The one that won’t sit well is Reed’s tangle with Georges Niang on a defensive rebound, one that led to the Sixers fumbling away a possession they had no right to lose. It’s the second time Reed has battled with Niang and subsequently lost the ball this season, and on both occasions, Reed got an earful from Niang, who turned to scream at his teammate for derailing a possession.
When Rivers gets overly defensive about playing somebody over Reed, he has mentioned how he and his staff see more than everybody else, or that they take more into consideration than we would think. I would imagine moments like those stick out in Rivers’ mind, and certainly in the minds of his teammates, who might sometimes see a young guy who can’t get out of his own way.
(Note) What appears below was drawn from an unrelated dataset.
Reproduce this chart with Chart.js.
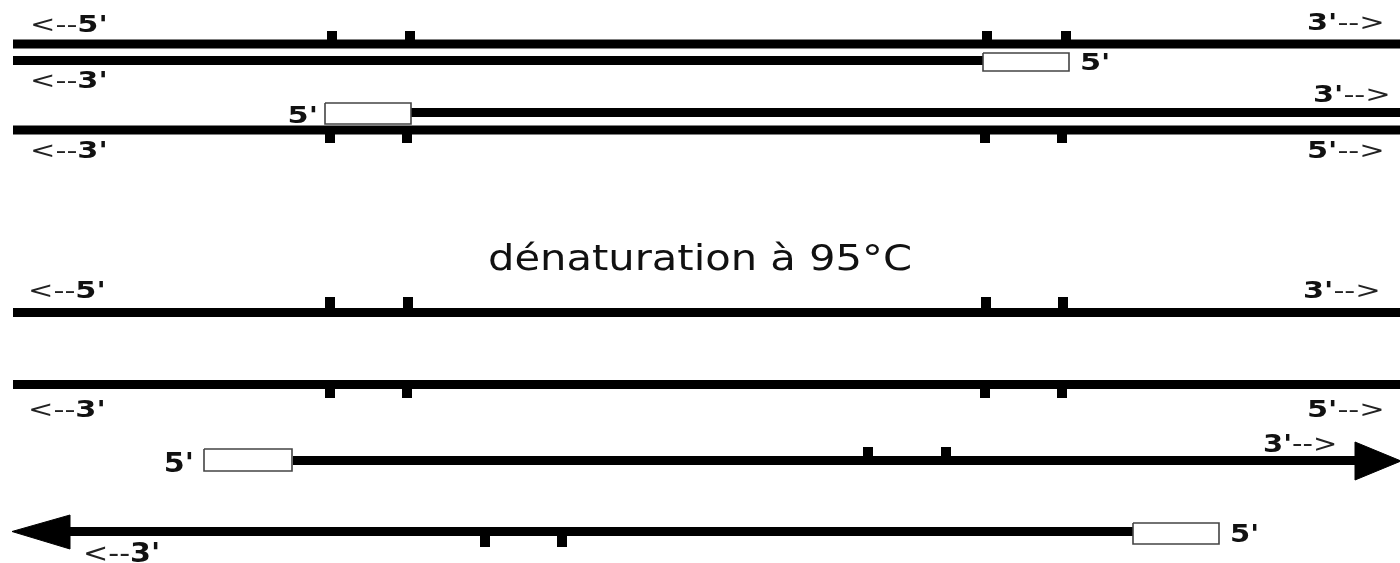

(That said, the defensive contributions he made far outweigh that goof-up for me, just so we’re clear. I’m glad Rivers stuck with him, even if he did so to the point of comedy in the fourth.)
• Shake Milton managed to complain about a foul call on a possession where he might have fouled Jalen Brunson three different times, and then managed to pick up a tech on the ensuing possession after he scored, apparently still mad about the previous whistle. Advocating to the officials is one thing, but a role player should never give away a free point because of a play where he obviously fouled somebody. Inexcusable.
• Matisse Thybule is overrated defensively and consistently takes fouls when they absolutely can’t afford them in crunch time. He is one of the most disruptive guys at the league and a terror at his best, but we’ve seen this movie too many times to pretend he’s a reliable guy when it really counts.